Starburst Style of the Atomic Age | May 23rd, 2016
A few weeks ago, I was shopping at my favorite “superstore,” the kind that has everything from endless aisles of groceries to smaller departments with miscellaneous items such as clothing, patio furniture, and anything you would ever need for a new baby.
And then there is another department that is simply magnetizing for me. It’s the one with all sorts of great accessories – scarves, handbags, watches, sunglasses, and my personal favorite…jewelry. The best part about it all is the nice low price tag on most everything they sell.
After I finished finding all of the food items on my list, I went to see what new jewelry had come in that week. I immediately spotted a necklace that had the look of something vintage. It reminded me of a few of my old pieces from the 1950s and ’60s that I had repurposed into sparkly rings and cuffs. The name for this look is the “starburst.”

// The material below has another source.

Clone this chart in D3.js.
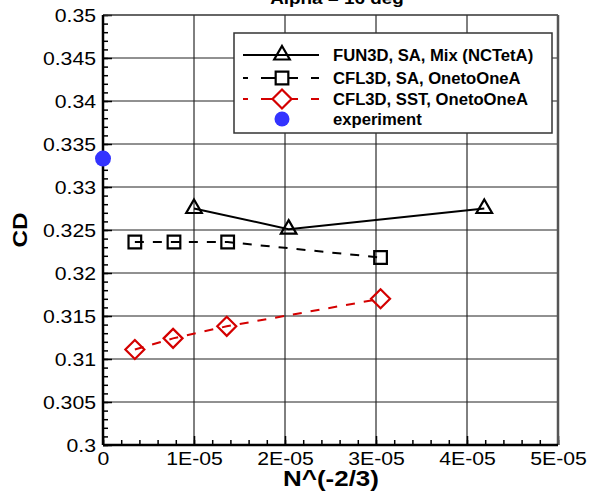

I love this design and was curious about how it came to be so popular years ago. Here is what I discovered after a bit of research…
The Atomic Age
Between the 1940s and ’60s, there were major concerns about nuclear war due to political and military tension after World War II between the Western Bloc (the United States and its NATO allies) and the Eastern Bloc (the Soviet Union and its allies). It is also known as the Cold War. It is termed “cold” because there were no major battles between the two sides.
This period is also known as the Atomic Age which influenced architectural and interior design as well as fine arts. It brought both anxiety and optimism to American society. While the power of atomic energy was very destructive, it held energy that was thought to be the basis of a new kind of modern civilization if properly harnessed.
Geometric atomic patterns began to be produced in home decor, china, wallpaper, curtains, furniture upholstery, and flatware patterns, to name a few. This look became very popular and instantly recognizable with its use of atomic motifs in so many different household items. Here are some of the atom-shaped light fixtures from that time:
You can still find vintage home decor items today with an atomic motif if you look for them. Last week, as I was walking through an antique store, I spotted this vintage starburst clock on the wall – straight out of the Atomic Age as a true Cold War relic!
Googie Style Architecture
This look began to be used in architectural design, also called Googie, a form of modern architecture influenced by both the Atomic Age and the Space Age.
Upswept roofs, curvy, geometric shapes, and the use of glass, steel, and neon were all characteristic of Googie. You would also frequently see symbols of motion such as flying saucers, boomerangs, and atoms, representing American society’s fascination with this futuristic style. This theme could often be seen in motels, diners, gas stations, bowling alleys, and coffee shops:
Starbursts were common ornaments with Googie style. One of the most notable is the one that appears on the famous “Welcome to Fabulous Las Vegas” sign:
This style of architecture is not as easy to find anymore. As Googie design became less valued over the years, many of the buildings in this style have unfortunately been demolished.
Accessorizing in the Atomic Age
The Atomic Age captured society’s fascination as well as its fears about nuclear power during World War II. The American fashion industry cashed in on this, mass-producing the look for women to accessorize with what was all the rage at that time.
During the war, women had to perform tasks in the workforce that had previously been male-dominated. Once the war was over, roles and fashions were redefined, emphasizing beauty through femininity.
The rules of etiquette during the 1950s dictated that a fashionable woman must dress well, completing her look with jewelry to be socially acceptable. Brooches, necklaces, and bracelets became popular accessories, and those that represented the Atomic Age were a favorite choice.
Atomic Age jewelry styles included the looks of swirling atoms, electrons, starbursts, and sunbursts. After looking through my collection of the 1950s and ’60s vintage rings and cuffs I repurposed from clip earrings and brooches, I found several of these designs.
Here are a couple of 1950s starburst clip earrings I repurposed into adjustable rings:
And this is a spectacular 1960s brooch I repurposed into a hammered, gold plated statement cuff:
Although most of the jewelry to which I am drawn is vintage, I know I will enjoy wearing my new starburst statement necklace from 2016.
I am thankful there is truth in the old saying, “Fashion always repeats itself.” It gives people like me a second chance to wear and enjoy it if you missed it the first time around!